As usual, the small-scale tour with piano accompaniment took young performers to beautiful parts of Scotland that they might not have the chance to visit again - at least while they're being paid! And nineteen performances allowed them to develop their interpretations while playing to relatively small but enthusiastic audiences in packed houses. Indeed the Byre in St Andrews was so crowded that an overflow venue was opened in the form of the top floor studio theatre, where some seventy or so patrons were able to watch proceedings downstairs by excellent video link.
Jennifer France, Emma Kerr and Ben McAteer were this year's new recruits to Scottish Opera's Emerging Artists scheme. New Zealander Rosalind Coad was already a company regular for a couple of years, while James McOran-Campbell made a strong impression in Ghost Patrol in 2012. The other singers were unfamiliar, but these teams are always worth watching.
Musically this was an excellent interpretation, led by the fluent pianist Nick Fletcher, who had taken over for the last half of the tour, and was playing his second performance. The quality of Mozart singing that we can now take for granted in youthful performers is very pleasing - Jennifer France's Despina was hugely accomplished, and Rosalind Coad's two arias were particularly impressive. But there were no weaknesses, and there was certainly no sign that Emma Kerr was only giving her second performance - she fitted in beautifully. The major disappointment, musically, was the cutting of Ferrando's two arias from the second act. They may be extremely demanding, but Trystan Llyr Griffiths did everything else well, and would have coped fine. These arias are important elements in any attempt to show the men to be as human as the girls are.
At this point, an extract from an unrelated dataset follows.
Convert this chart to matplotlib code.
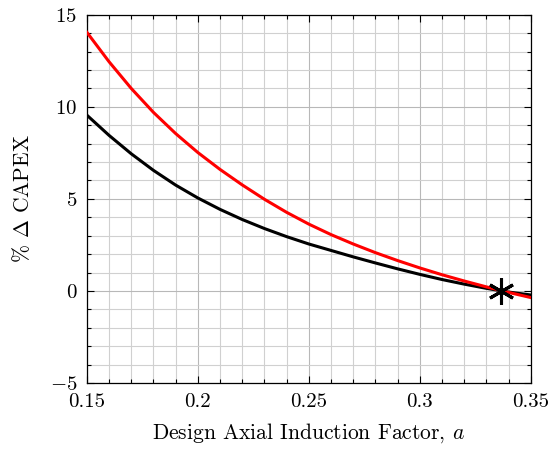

Così is one of those great operas that can be interpreted in many different ways. Director Lissa Lorenzo, one of last year's Emerging Artists, set it in nineteen-fifties Italy. The designs were stylish, if the boutique location added little, and was at odds with so much of the open-air as depicted in the music. Indeed the fifties seemed to have influenced the director's attitude to the work. Back then, Così was not generally treated as more than a simple farce with characters of pasteboard. Arias that gave the lie to that, and might threaten to make the audience think, always used to be cut. And that is what happened here. The performance was fine though, the movement and groupings worked well and the audience enjoyed it all hugely.
These tours are an unmissable part of Scottish Opera's offerings, and welcomed every year. Long may they continue!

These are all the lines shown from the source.